Пытаясь оценить положение настоящего исследования в общем контексте, мы считаем необходимым отметить, что психоанализ начинал с изучения травмы почти 100 лет назад, однако впоследствии страдал своего рода профессиональной амнезией относительно этого предмета. В последние годы появились некоторые признаки того, что профессионалы снова возвращаются к "парадигме травмы". Это возрождение интереса к травме обусловлено как "открытием заново" явления детского опыта сексуального и физического насилия в современной культуре, так и возобновившимся интересом психиатров к диссоциативным расстройствам, а особенно к расстройству множественной личности и посттравматическому стрессовому расстройству. К сожалению, за весьма малым исключением, юнгианские авторы не уделили внимания этим работам4. Такое положение дел особенно удивительно потому, что Юнгом была предложена релевантная модель диссоциативности психики, в которой он подчеркивал роль "неделимости" системыэго-Самость (индиви-дуации). Я убежден, что инсайты Юнга относительно внутреннего мира травмированной души имеют особенное значение для современного психоанализа,— и в то же время я полагаю, что работа с травмой сейчас требует пересмотра теории Юнга.

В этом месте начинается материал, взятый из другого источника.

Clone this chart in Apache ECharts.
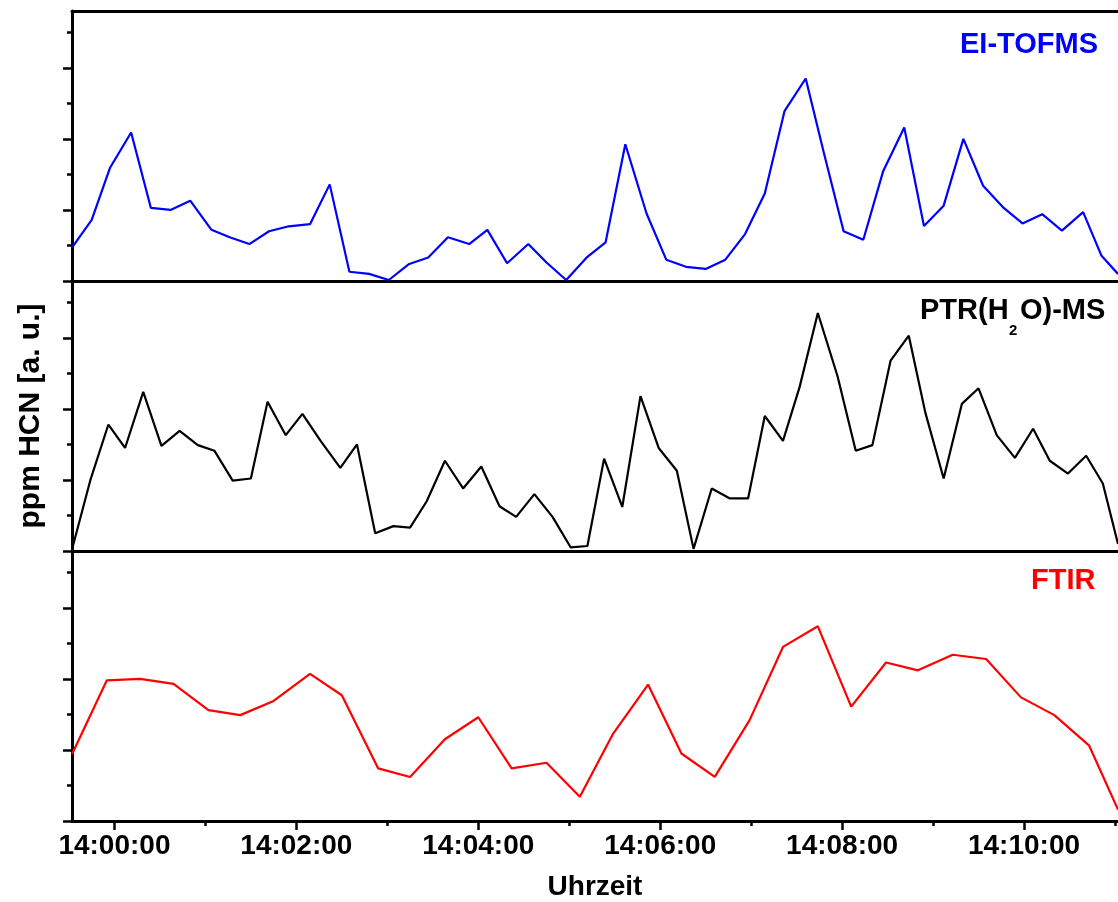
<!DOCTYPE html>
<html>
<head>
<meta charset="utf-8">
<title>HCN</title>
<script src="https://cdn.jsdelivr.net/npm/echarts@6/dist/echarts.min.js"></script>
<style>
  html, body { margin: 0; padding: 0; background: #fff; }
  #chart { width: 1118px; height: 902px; }
</style>
</head>
<body>
<div id="chart"></div>
<script>
// Time window of the x axis
const xStart = '13:59:32';
const xEnd = '14:11:02';

// Tick labels (major) and minor tick positions on the time axis
const tickLabels = ['14:00:00', '14:02:00', '14:04:00', '14:06:00', '14:08:00', '14:10:00'];
const minorTimes = ['14:01:00', '14:03:00', '14:05:00', '14:07:00', '14:09:00', '14:11:00'];

// y ticks (arbitrary units), shared by all three panels
const yMajor = [0, 1, 2, 3];
const yMinor = [0.5, 1.5, 2.5, 3.5];
const yMax = 3.8;

// EI-TOFMS signal
const eiTimes = ['13:59:32','13:59:45','13:59:57','14:00:11','14:00:24','14:00:37','14:00:50','14:01:04','14:01:16','14:01:29',
  '14:01:42','14:01:55','14:02:09','14:02:22','14:02:35','14:02:48','14:03:01','14:03:14','14:03:27','14:03:40',
  '14:03:54','14:04:06','14:04:19','14:04:33','14:04:45','14:04:58','14:05:12','14:05:24','14:05:37','14:05:51',
  '14:06:04','14:06:17','14:06:30','14:06:43','14:06:56','14:07:09','14:07:22','14:07:36','14:07:48','14:08:01',
  '14:08:14','14:08:27','14:08:41','14:08:54','14:09:07','14:09:20','14:09:33','14:09:46','14:09:59','14:10:12',
  '14:10:25','14:10:39','14:10:51','14:11:02'];
const eiValues = [0.47, 0.86, 1.59, 2.09, 1.03, 1.00, 1.13, 0.72, 0.615, 0.52,
  0.70, 0.77, 0.80, 1.36, 0.13, 0.10, 0.014, 0.235, 0.33, 0.615,
  0.52, 0.72, 0.25, 0.52, 0.26, 0.014, 0.34, 0.545, 1.925, 0.95,
  0.30, 0.20, 0.17, 0.30, 0.66, 1.23, 2.39, 2.85, 1.80, 0.70,
  0.58, 1.54, 2.16, 0.775, 1.06, 2.0, 1.34, 1.04, 0.81, 0.94,
  0.71, 0.97, 0.36, 0.10];

// PTR(H2O)-MS signal
const ptrTimes = ['13:59:32','13:59:44','13:59:56','14:00:07','14:00:19','14:00:31','14:00:43','14:00:55','14:01:06','14:01:18',
  '14:01:30','14:01:41','14:01:53','14:02:04','14:02:16','14:02:29','14:02:40','14:02:52','14:03:04','14:03:15',
  '14:03:26','14:03:38','14:03:50','14:04:02','14:04:14','14:04:25','14:04:37','14:04:49','14:05:01','14:05:12',
  '14:05:23','14:05:35','14:05:47','14:05:59','14:06:11','14:06:22','14:06:34','14:06:46','14:06:58','14:07:09',
  '14:07:21','14:07:32','14:07:44','14:07:57','14:08:09','14:08:20','14:08:32','14:08:44','14:08:55','14:09:07',
  '14:09:19','14:09:30','14:09:42','14:09:54','14:10:06','14:10:17','14:10:29','14:10:41','14:10:52','14:11:02'];
const ptrValues = [0.02, 0.99, 1.78, 1.45, 2.24, 1.48, 1.69, 1.49, 1.41, 0.99,
  1.02, 2.10, 1.63, 1.93, 1.55, 1.17, 1.50, 0.25, 0.35, 0.33,
  0.70, 1.27, 0.88, 1.19, 0.63, 0.48, 0.80, 0.48, 0.05, 0.07,
  1.30, 0.62, 2.18, 1.45, 1.13, 0.03, 0.88, 0.74, 0.74, 1.90,
  1.55, 2.31, 3.35, 2.46, 1.41, 1.49, 2.68, 3.03, 1.94, 1.02,
  2.07, 2.29, 1.63, 1.31, 1.72, 1.27, 1.09, 1.34, 0.95, 0.10];

// FTIR signal
const ftirTimes = ['13:59:32','13:59:55','14:00:17','14:00:39','14:01:02','14:01:23','14:01:45','14:02:09','14:02:30','14:02:54',
  '14:03:15','14:03:38','14:04:00','14:04:22','14:04:45','14:05:07','14:05:29','14:05:52','14:06:14','14:06:36',
  '14:06:59','14:07:21','14:07:44','14:08:06','14:08:29','14:08:50','14:09:13','14:09:35','14:09:58','14:10:20',
  '14:10:43','14:11:02'];
const ftirValues = [0.94, 1.98, 2.00, 1.93, 1.56, 1.49, 1.69, 2.07, 1.77, 0.74,
  0.62, 1.15, 1.46, 0.74, 0.82, 0.34, 1.23, 1.92, 0.95, 0.62,
  1.42, 2.45, 2.74, 1.61, 2.23, 2.12, 2.34, 2.28, 1.74, 1.49,
  1.06, 0.16];

const FONT = "'Liberation Sans', Arial, sans-serif";

function toSec(s) {
  const p = s.split(':').map(Number);
  return p[0] * 3600 + p[1] * 60 + p[2];
}
function pad(n) { return (n < 10 ? '0' : '') + n; }
function fmtTime(sec) {
  const h = Math.floor(sec / 3600), m = Math.floor((sec % 3600) / 60), s = Math.round(sec % 60);
  return pad(h) + ':' + pad(m) + ':' + pad(s);
}
function pairs(times, values) {
  return times.map((t, i) => [toSec(t), values[i]]);
}

const xMin = toSec(xStart), xMax = toSec(xEnd);
const majorSec = tickLabels.map(toSec);
const minorSec = minorTimes.map(toSec);

const black = '#000000';
const gridTops = [11, 281, 551];
const panelHeight = 270;

function plainX(gridIndex, position) {
  return {
    type: 'value', gridIndex: gridIndex, position: position, min: xMin, max: xMax,
    axisLine: { show: true, onZero: false, lineStyle: { color: black, width: 3 } },
    axisTick: { show: false }, axisLabel: { show: false }, splitLine: { show: false }
  };
}

const xAxes = [
  plainX(0, 'bottom'),
  plainX(0, 'top'),
  plainX(1, 'bottom'),
  {
    type: 'value', gridIndex: 2, position: 'bottom', min: xMin, max: xMax,
    name: 'Uhrzeit', nameLocation: 'middle', nameGap: 52,
    nameTextStyle: { fontFamily: FONT, fontSize: 28, fontWeight: 'bold', color: black },
    axisLine: { show: true, onZero: false, lineStyle: { color: black, width: 3 } },
    axisTick: { show: true, inside: false, length: 9, customValues: majorSec, lineStyle: { color: black, width: 2.5 } },
    axisLabel: {
      show: true, customValues: majorSec, margin: 11,
      fontFamily: FONT, fontSize: 28, fontWeight: 'bold', color: black,
      formatter: v => fmtTime(v)
    },
    splitLine: { show: false }
  },
  {
    type: 'value', gridIndex: 2, position: 'bottom', min: xMin, max: xMax,
    axisLine: { show: false },
    axisTick: { show: true, inside: false, length: 5, customValues: minorSec, lineStyle: { color: black, width: 2.5 } },
    axisLabel: { show: false }, splitLine: { show: false }
  }
];

const yAxes = [];
[0, 1, 2].forEach(g => {
  const major = {
    type: 'value', gridIndex: g, position: 'left', min: 0, max: yMax,
    axisLine: { show: true, onZero: false, lineStyle: { color: black, width: 3 } },
    axisTick: { show: true, inside: false, length: 9, customValues: yMajor, lineStyle: { color: black, width: 2.5 } },
    axisLabel: { show: false }, splitLine: { show: false }
  };
  if (g === 1) {
    major.name = 'ppm HCN [a. u.]';
    major.nameLocation = 'middle';
    major.nameRotate = 90;
    major.nameGap = 26;
    major.nameTextStyle = { fontFamily: FONT, fontSize: 30, fontWeight: 'bold', color: black };
  }
  yAxes.push(major);
  yAxes.push({
    type: 'value', gridIndex: g, position: 'left', min: 0, max: yMax,
    axisLine: { show: false },
    axisTick: { show: true, inside: false, length: 5, customValues: yMinor, lineStyle: { color: black, width: 2.5 } },
    axisLabel: { show: false }, splitLine: { show: false }
  });
});

function seriesLine(name, data, color, xi, yi) {
  return {
    name: name, type: 'line', data: data, xAxisIndex: xi, yAxisIndex: yi,
    showSymbol: false, symbol: 'none', smooth: false, clip: true, silent: true,
    lineStyle: { color: color, width: 2.2 }, z: 1
  };
}

function label(text, left, top, color, size) {
  return {
    text: text, left: left, top: top, padding: 0,
    textStyle: { fontFamily: FONT, fontSize: size, fontWeight: 'bold', color: color }
  };
}

const option = {
  animation: false,
  backgroundColor: '#ffffff',
  grid: gridTops.map(t => ({ left: 72, right: 0, top: t, height: panelHeight })),
  xAxis: xAxes,
  yAxis: yAxes,
  title: [
    label('EI-TOFMS', 960, 30, '#0000ff', 29),
    label('PTR(H', 920, 296, black, 29),
    label('2', 1009, 323, black, 15),
    label('O)-MS', 1020, 296, black, 29),
    label('FTIR', 1031, 566, '#ff0000', 29)
  ],
  series: [
    seriesLine('EI-TOFMS', pairs(eiTimes, eiValues), '#0000ff', 0, 0),
    seriesLine('PTR(H2O)-MS', pairs(ptrTimes, ptrValues), '#000000', 2, 2),
    seriesLine('FTIR', pairs(ftirTimes, ftirValues), '#ff0000', 3, 4)
  ]
};

const chart = echarts.init(document.getElementById('chart'), null, { renderer: 'canvas' });
chart.setOption(option);
</script>
</body>
</html>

Настоящее исследование представляет собой попытку, с одной стороны, демонстрации ценности вклада Юнга, а с другой стороны, попытку предложить определенную ревизию теоретических положений, продиктованную, с моей точки зрения, новыми открытиями исследователей и клиницистов, работающих в области травмы, и в особенности тех, кто придерживается подходов объектных отношений и психологии "я".
Полагаю, что читателю следует иметь в виду, что термины, используемые в настоящем исследовании, заимствованы, по крайней мере, из двух психоаналитических "диалектов", и дискуссия разворачивается в русле, очерченном этими дискурсами. С одной стороны — это британская школа объектных отношений, особенно Винникотт, вместе с психологией "я", разработанной Хайнцом Кохутом, а с другой стороны — мифопоэтический язык К.Г. Юнга и его последователей. Я счел средства выражения, присущие обоим этим подходам, существенными для понимания травмы и ее лечения.
Некоторые из приведенных в этой книге наблюдений были опубликованы в других моих работах (Kalsched, 1980, 1981, 1985, 1991), некоторые были включены в курс лекций, прочитанных автором в Институте К.Г. Юнга в Цюрихе и в Центре глубинной психологии и юнгианских исследований в Катоне, штат Нью-Йорк. Однако мои ранние идеи относительно теории и лечения травмы нигде не были полностью изложены до недавнего времени. Несмотря на это, предлагаемая книга должна быть принята как нечто большее, чем просто предварительная попытка пролить некоторый свет на темные основания бессознательных образов, составляющих "внутренний мир травмы".